Quando a ficção científica é um documentário

Sobre Semente Exterminadora e Aprender a Viver com o Inimigo, de Pedro Neves Marques.

Foto
Semente Exterminadora DR

O texto seguinte foi produzido por um dos participantes do segundo Workshop Crítica de Cinema realizado durante o 25.º Curtas Vila do Conde – Festival Internacional de Cinema. Este workshop é formado por um conjunto de masterclasses e debates com convidados internacionais e pela produção de textos críticos sobre os filmes exibidos durante o festival, que serão publicados, periodicamente, no site do PÚBLICO e no blogue do Curtas Vila do Conde.

Uma das escolhas do Curtas Vila do Conde para o Panorama Nacional foi Semente Exterminadora (2017), de Pedro Neves Marques, que apresenta também uma instalação de vídeo integrada na exposição Terra, patente na Solar – Galeria de Arte Cinemática até 17 de Setembro, intitulada Aprender a Viver com o Inimigo (2017). Em comum, estas obras denunciam a iminência de um desastre ambiental, partilhando algumas das mesmas imagens e, de certa forma, as mesmas personagens.

Semente Exterminadora é peculiar porque se assume como uma espécie de ficção científica documental. O seu discurso pós-apocalíptico, que nos faz duvidar se não estaremos já no futuro, alia-se desconcertantemente a uma imagem real não manipulada do presente. Capivara, termo tupi para o “comedor de capim”, foge de um derrame de petróleo que ameaça a costa brasileira, com a ajuda de Ywy. Ela diz ser androide, mas a sua pele não está coberta de metal, e isso inquieta-nos. Capivara é também, coincidentemente, o nome do estúdio que produz esta curta-metragem, e Ywy significa “terra” em guarani. Apesar de Ywy, “a terra”, nos avisar que o desastre é iminente, Capivara não parece consciente do que se passa.

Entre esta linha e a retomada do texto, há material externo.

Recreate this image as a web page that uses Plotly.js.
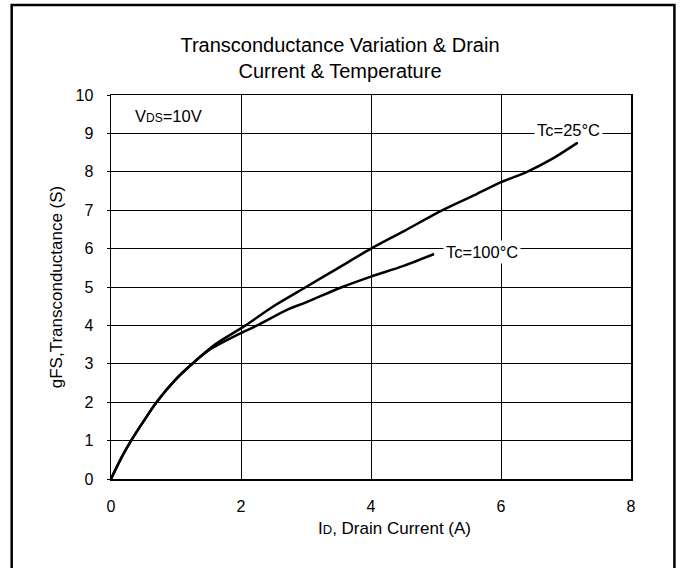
<!DOCTYPE html>
<html><head><meta charset="utf-8">
<script src="https://cdn.plot.ly/plotly-3.0.1.min.js"></script>
<style>html,body{margin:0;padding:0;background:#fff;}#chart{width:682px;height:568px;}</style>
</head><body><div id="chart"></div>
<script>
// Tc = 25°C
const id25 = [0, 0.1, 0.2, 0.31, 0.5, 0.7, 1.0, 1.25, 1.6, 2.07, 2.5, 3.0, 3.5, 4.0, 4.5, 5.1, 5.6, 6.0, 6.4, 6.8, 7.18];
const gfs25 = [0, 0.35, 0.68, 1.0, 1.5, 2.0, 2.6, 3.0, 3.5, 4.0, 4.5, 5.0, 5.5, 6.0, 6.45, 7.0, 7.4, 7.73, 8.0, 8.35, 8.76];
// Tc = 100°C
const id100 = [0, 0.1, 0.2, 0.31, 0.5, 0.7, 1.0, 1.25, 1.5, 2.0, 2.25, 2.7, 3.0, 3.56, 4.0, 4.5, 4.97];
const gfs100 = [0, 0.35, 0.68, 1.0, 1.5, 2.0, 2.6, 3.0, 3.35, 3.8, 4.0, 4.4, 4.6, 5.0, 5.27, 5.55, 5.86];
const xTicks = [0, 2, 4, 6, 8];
const yTicks = [0, 1, 2, 3, 4, 5, 6, 7, 8, 9, 10];

const FONT = 'Liberation Sans, Arial, sans-serif';
const L = 110.5, R = 631.5, T = 95, B = 479.5, W = 682, H = 568;
const pw = R - L, ph = B - T;
const px = v => (v - L) / pw;
const py = v => (B - v) / ph;

const traces = [
  {x: id25, y: gfs25, mode: 'lines', line: {color: '#000', width: 2.5, shape: 'spline', smoothing: 0.8}, name: 'Tc=25°C', hoverinfo: 'skip'},
  {x: id100, y: gfs100, mode: 'lines', line: {color: '#000', width: 2.5, shape: 'spline', smoothing: 0.8}, name: 'Tc=100°C', hoverinfo: 'skip'}
];

const layout = {
  width: W, height: H,
  margin: {l: L, r: W - R, t: T, b: H - B, pad: 0},
  paper_bgcolor: '#fff', plot_bgcolor: '#fff',
  showlegend: false,
  font: {family: FONT, size: 16, color: '#000'},
  title: {
    text: 'Transconductance Variation & Drain<br>Current & Temperature',
    font: {family: FONT, size: 20, color: '#000', lineposition: 'none'},
    x: 340 / W, xref: 'container', xanchor: 'center',
    y: 1 - 52 / H, yref: 'container', yanchor: 'top'
  },
  xaxis: {
    range: [0, 8], tickvals: xTicks, ticktext: xTicks.map(String),
    showgrid: true, gridcolor: '#000', gridwidth: 1,
    zeroline: false, showline: true, linecolor: '#000', linewidth: 1.5, mirror: true,
    ticks: '', ticklen: 0, tickfont: {family: FONT, size: 16}, ticklabelstandoff: 12, fixedrange: true
  },
  yaxis: {
    range: [0, 10], tickvals: yTicks, ticktext: yTicks.map(String),
    showgrid: true, gridcolor: '#000', gridwidth: 1,
    zeroline: false, showline: true, linecolor: '#000', linewidth: 1.5, mirror: true,
    ticks: 'outside', ticklen: 3, tickcolor: '#000', tickfont: {family: FONT, size: 16}, ticklabelstandoff: 10, fixedrange: true,
    title: {text: 'gFS,Transconductance (S)', font: {family: FONT, size: 17}, standoff: 8}
  },
  annotations: [
    {x: 0.89, y: 9.45, xref: 'x', yref: 'y', text: 'V<span style="font-size:12px">DS</span>=10V', showarrow: false, font: {family: FONT, size: 16.5}},
    {x: 7.04, y: 9.1, xref: 'x', yref: 'y', text: 'Tc=25°C', showarrow: false, bgcolor: '#fff', font: {family: FONT, size: 16.5}, borderpad: 2},
    {x: 5.71, y: 5.92, xref: 'x', yref: 'y', text: 'Tc=100°C', showarrow: false, bgcolor: '#fff', font: {family: FONT, size: 16.5}, borderpad: 2},
    {x: px(395), y: py(529), xref: 'paper', yref: 'paper', xanchor: 'center', yanchor: 'middle', text: 'I<span style="font-size:13px">D</span>, Drain Current (A)', showarrow: false, font: {family: FONT, size: 17}}
  ],
  shapes: [
    {type: 'rect', xref: 'paper', yref: 'paper', x0: px(11), x1: px(675), y0: py(572), y1: py(5), line: {color: '#000', width: 2.5}, fillcolor: 'rgba(0,0,0,0)', layer: 'below'}
  ]
};

Plotly.newPlot('chart', traces, layout, {staticPlot: true, displayModeBar: false});
</script></body></html>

O humano é incapaz de compreender. No Rio de Janeiro a vida continua, E o mundo não se acabou toca no fundo da barraca de fast-food.

Aprender a Viver com o Inimigo foca-se mais no aspecto que alimenta a segunda parte de Semente Exterminadora. Segue a produção de soja, das monoculturas transgénicas e repletas de químicos, optimizadas para a produção de combustível, que poluem a terra. As máquinas dos “fazendeiros” controlam a paisagem, elas sim assemelhando-se a androides. Aprender a Viver com o Inimigo partilha algumas das melhores imagens de Semente Exterminadora, e ao abolir o corpo das personagens aproxima-se da linguagem publicitária, substituindo-as por uma legendagem original e extremamente bem conseguida.

O pensamento ambiental é uma constante na obra de Pedro Neves Marques, e as suas arrojadas metáforas sobre a manipulação genética e os problemas raciais relacionados com os indígenas do Mato Grosso do Sul são importantes. Algo de poético existe no facto de Ywy ser mulher, ser humana, mas, enquanto indígena, se aproximar mais das plantas transgénicas do que Capivara, mais próxima dos “fazendeiros” e das máquinas fálicas que Aprender a Viver com o Inimigo retrata. O fazendeiro diz que as plantas têm alma, mas que os índios e os animais se uniram contra ele. O controlo de populações, para as exacerbar ou extinguir, deve ser denunciado, e Pedro Neves Marques parece acreditar que está na altura de ouvirmos “a terra” nos seus avisos.